許久之後,在男子和婉心的注目下,若雪緩緩的抽回手,虛了一口氣說道:“婉心平日裡是不是經常會感覺到累,即使休息很久也不能緩解那種疲乏的感覺?是不是經常莫名的感到寒冷,是不是……”
若雪問出了一大串的是不是,婉心一一點頭,同時目光中也漸漸生出了佩服之意,在這皇宮裡,御醫走馬燈似的的換,可是幾乎所有的御醫把了脈還需要婉心敘述一下症狀才行。哪裡像若雪一般,把完脈,症狀幾乎就已經瞭然於胸?心中也不禁充滿了希望,也許,這次真的找對了人!

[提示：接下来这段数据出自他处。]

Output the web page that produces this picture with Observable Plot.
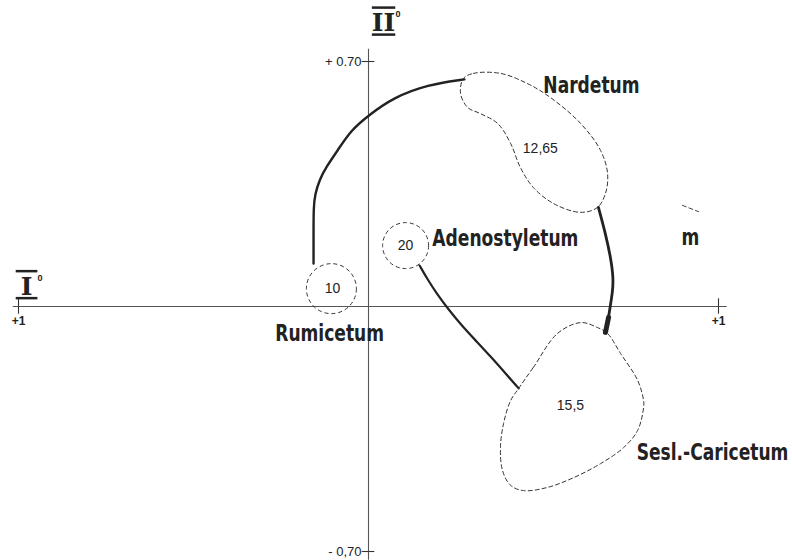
<!DOCTYPE html>
<html>
<head>
<meta charset="utf-8">
<script src="https://cdn.jsdelivr.net/npm/d3@7"></script>
<script src="https://cdn.jsdelivr.net/npm/@observablehq/plot@0.6"></script>
<style>
  html, body { margin: 0; padding: 0; background: #fff; }
</style>
</head>
<body>
<script>
// ---- Data (ordination scores) ----
// Trajectory Rumicetum -> Nardetum (thick solid)
const arcRumNarX = [-0.157, -0.157, -0.157, -0.153, -0.140, -0.120, -0.090, -0.051, 0.000, 0.071, 0.169, 0.274];
const arcRumNarY = [ 0.123,  0.203,  0.283,  0.320,  0.362,  0.400,  0.443,  0.503, 0.546, 0.597, 0.634, 0.649];
// Trajectory Nardetum -> Sesl.-Caricetum (thick solid)
const arcNarSesX = [0.657, 0.677, 0.692, 0.700, 0.697, 0.691, 0.686, 0.677];
const arcNarSesY = [0.283, 0.209, 0.140, 0.080, 0.040, 0.003, -0.031, -0.074];
// Trajectory Adenostyletum -> Sesl.-Caricetum (solid)
const arcAdeSesX = [0.146, 0.169, 0.197, 0.229, 0.266, 0.306, 0.349, 0.394, 0.429];
const arcAdeSesY = [0.117, 0.077, 0.034, -0.009, -0.054, -0.097, -0.143, -0.194, -0.234];
// Nardetum envelope (dashed)
const nardX = [0.271, 0.300, 0.377, 0.454, 0.520, 0.606, 0.663, 0.683, 0.677, 0.654, 0.606, 0.529, 0.471, 0.434, 0.406, 0.369, 0.320, 0.283, 0.263];
const nardY = [0.651, 0.666, 0.666, 0.637, 0.597, 0.523, 0.446, 0.380, 0.323, 0.283, 0.269, 0.294, 0.340, 0.397, 0.466, 0.523, 0.551, 0.569, 0.609];
// Sesl.-Caricetum envelope (dashed)
const seslX = [0.429, 0.471, 0.540, 0.606, 0.654, 0.683, 0.720, 0.769, 0.786, 0.786, 0.769, 0.729, 0.663, 0.586, 0.511, 0.443, 0.406, 0.383, 0.377, 0.386, 0.406];
const seslY = [-0.234, -0.174, -0.077, -0.046, -0.060, -0.077, -0.134, -0.211, -0.269, -0.289, -0.354, -0.403, -0.449, -0.489, -0.517, -0.526, -0.511, -0.469, -0.403, -0.334, -0.269];
// Small circular envelopes: Rumicetum (10), Adenostyletum (20)
const circleX = [-0.106, 0.106];
const circleY = [0.051, 0.174];
const circleR = [25, 23];
// dashed stub near "m"
const stubX = [0.897, 0.943];
const stubY = [0.289, 0.271];
// community labels
const labelText = ["Nardetum", "Adenostyletum", "m", "Rumicetum", "Sesl.-Caricetum"];
const labelX = [0.637, 0.391, 0.920, -0.111, 0.983];
const labelY = [0.631, 0.194, 0.197, -0.077, -0.417];
// group values
const valueText = ["10", "20", "12,65", "15,5"];
const valueX = [-0.103, 0.106, 0.491, 0.577];
const valueY = [0.051, 0.174, 0.451, -0.283];
// axes
const xAxisExtent = [-1.015, 1.025];
const yAxisExtent = [-0.725, 0.735];
const xTicks = [-1, 1];
const xTickLabels = ["+1", "+1"];
const yTicks = [0.70, -0.70];
const yTickLabels = ["+ 0.70", "- 0,70"];
const axisNames = ["\u2009I\u2009", "II"];
const axisNameX = [-0.977, 0.043];
const axisNameY = [0.056, 0.809];
const axisSup = "0";

// ---- Build tables ----
const zip = (xs, ys) => xs.map((x, i) => ({x, y: ys[i]}));
const arc1 = zip(arcRumNarX, arcRumNarY);
const arc2 = zip(arcNarSesX, arcNarSesY);
const arc3 = zip(arcAdeSesX, arcAdeSesY);
const nard = zip(nardX, nardY);
const sesl = zip(seslX, seslY);
const stub = zip(stubX, stubY);
const circles = circleX.map((x, i) => ({x, y: circleY[i], r: circleR[i]}));
const labels = labelText.map((t, i) => ({t, x: labelX[i], y: labelY[i]}));
const values = valueText.map((t, i) => ({t, x: valueX[i], y: valueY[i]}));
const xt = xTicks.map((x, i) => ({x, t: xTickLabels[i]}));
const yt = yTicks.map((y, i) => ({y, t: yTickLabels[i]}));
const names = axisNames.map((t, i) => ({t, x: axisNameX[i], y: axisNameY[i]}));

const ink = "#222";
const condensed = "'DejaVu Sans Condensed', 'Liberation Sans Narrow', 'DejaVu Sans', sans-serif";
const plain = "'Liberation Sans', Arial, sans-serif";

const svg = Plot.plot({
  width: 792,
  height: 560,
  margin: 0,
  x: {domain: [-368 / 350, 424 / 350], axis: null},
  y: {domain: [-254 / 350, 306 / 350], axis: null},
  r: {type: "identity"},
  style: {background: "#fff"},
  marks: [
    // axes
    Plot.ruleY([0], {x1: xAxisExtent[0], x2: xAxisExtent[1], stroke: "#555", strokeWidth: 1.1}),
    Plot.ruleX([0], {y1: yAxisExtent[0], y2: yAxisExtent[1], stroke: "#555", strokeWidth: 1.1}),
    Plot.ruleX(xt, {x: "x", y1: -0.022, y2: 0.022, stroke: "#333", strokeWidth: 1.1}),
    Plot.ruleY(yt, {y: "y", x1: -0.018, x2: 0.018, stroke: "#333", strokeWidth: 1.1}),
    Plot.text(xt, {x: "x", y: 0, text: "t", dy: 15, fontSize: 12, fontWeight: "bold", fontFamily: plain, fill: "#222"}),
    Plot.text(yt, {x: 0, y: "y", text: "t", dx: -7, textAnchor: "end", fontSize: 13, fontFamily: plain, fill: "#222"}),
    Plot.text(names, {x: "x", y: "y", text: "t", fontSize: 25, fontWeight: "bold", fontFamily: "'DejaVu Serif', serif", fill: "#222"}),
    Plot.text(names.slice(0, 1), {x: "x", y: "y", text: () => axisSup, dx: 11, dy: -9, textAnchor: "start", fontSize: 9, fontWeight: "bold", fontFamily: plain, fill: "#222"}),
    Plot.text(names.slice(1), {x: "x", y: "y", text: () => axisSup, dx: 12, dy: -9, textAnchor: "start", fontSize: 9, fontWeight: "bold", fontFamily: plain, fill: "#222"}),
    // envelopes
    Plot.line(nard, {x: "x", y: "y", curve: "catmull-rom-closed", stroke: "#333", strokeWidth: 1, strokeDasharray: "4,3"}),
    Plot.line(sesl, {x: "x", y: "y", curve: "catmull-rom-closed", stroke: "#333", strokeWidth: 1, strokeDasharray: "4,3"}),
    Plot.dot(circles, {x: "x", y: "y", r: "r", stroke: "#333", strokeWidth: 1, fill: "none", strokeDasharray: "4,3"}),
    Plot.line(stub, {x: "x", y: "y", stroke: "#444", strokeWidth: 1, strokeDasharray: "4,3"}),
    // trajectories
    Plot.line(arc1, {x: "x", y: "y", curve: "basis", stroke: ink, strokeWidth: 2.4}),
    Plot.line(arc2, {x: "x", y: "y", curve: "basis", stroke: ink, strokeWidth: 2.8}),
    Plot.line(arc2.slice(-2), {x: "x", y: "y", stroke: ink, strokeWidth: 5}),
    Plot.line(arc3, {x: "x", y: "y", curve: "basis", stroke: ink, strokeWidth: 2.2}),
    // labels
    Plot.text(labels, {x: "x", y: "y", text: "t", fontSize: 19, fontWeight: "bold", fontFamily: condensed, fill: "#222"}),
    Plot.text(values, {x: "x", y: "y", text: "t", fontSize: 14, fontFamily: plain, fill: "#222"})
  ]
});
const sel = d3.select(svg).selectAll("text");
// underline / overline the Roman axis numerals like the original lettering
sel.filter(function () { return axisNames.includes(this.textContent); })
  .style("text-decoration", "underline overline");
// tall, narrow lettering of the community names
sel.filter(function () { return labelText.includes(this.textContent); })
  .each(function () {
    const el = d3.select(this);
    const tr = el.attr("transform");
    if (tr) {
      el.attr("transform", tr + " scale(1,1.22)");
    } else {
      const x = +el.attr("x") || 0, y = +el.attr("y") || 0;
      el.attr("x", null).attr("y", null).attr("transform", `translate(${x},${y}) scale(1,1.22)`);
    }
  });
document.body.appendChild(svg);
</script>
</body>
</html>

問完了,若雪的臉色更加的凝重。婉心患的疾病是非常非常之罕見,若雪還是在仙官爺爺那裡壓箱底的一本醫書之中看見過,因爲當時感覺這病很是奇怪,所以特意留意了一下,纔會有印象。
“怎麼樣?”男子見若雪一直不說話,不禁很是焦急的詢問道,他一直體貼的站在婉心的身邊,握着婉心的另外一隻手,溫和的目光一直不曾離開過她。
婉心伸手輕輕的拍了拍男子的手,說道:“我們不是說好了,即使這怪病治不好,也要愉快的生活嗎?不要給若雪壓力。”
若雪想了半天,忽然間站起身來,衝着男子說道:“哎,這麼久了,我還不知道你叫什麼名字呢!”
男子有些驚異於若雪的奇怪思維,怎麼正在說婉心的疾病,猛地就變成了問他的姓名。看了一眼溫婉的坐在那裡的婉心一眼,男子難得的瞪了一眼若雪,拉着若雪走出了房間,低聲質問若雪,說:“你這是什麼意思若雪?我一直聽說你心地善良,現在怎麼……”
若雪也橫了一眼男子一眼,說:“你不覺得當着婉心姐姐的面討論病情太殘忍了嗎?”頓了一下又說:“再說了,你是真的還沒告訴我你的名字啊,難道問個名字就心地不善良了?”
男子被一番搶白也有些無語,想了一下,說:“等你有辦法醫治婉心的時候,我再告訴你我的名字吧。”免得嚇到了這個丫頭,“你就暫且叫我一聲大哥吧。”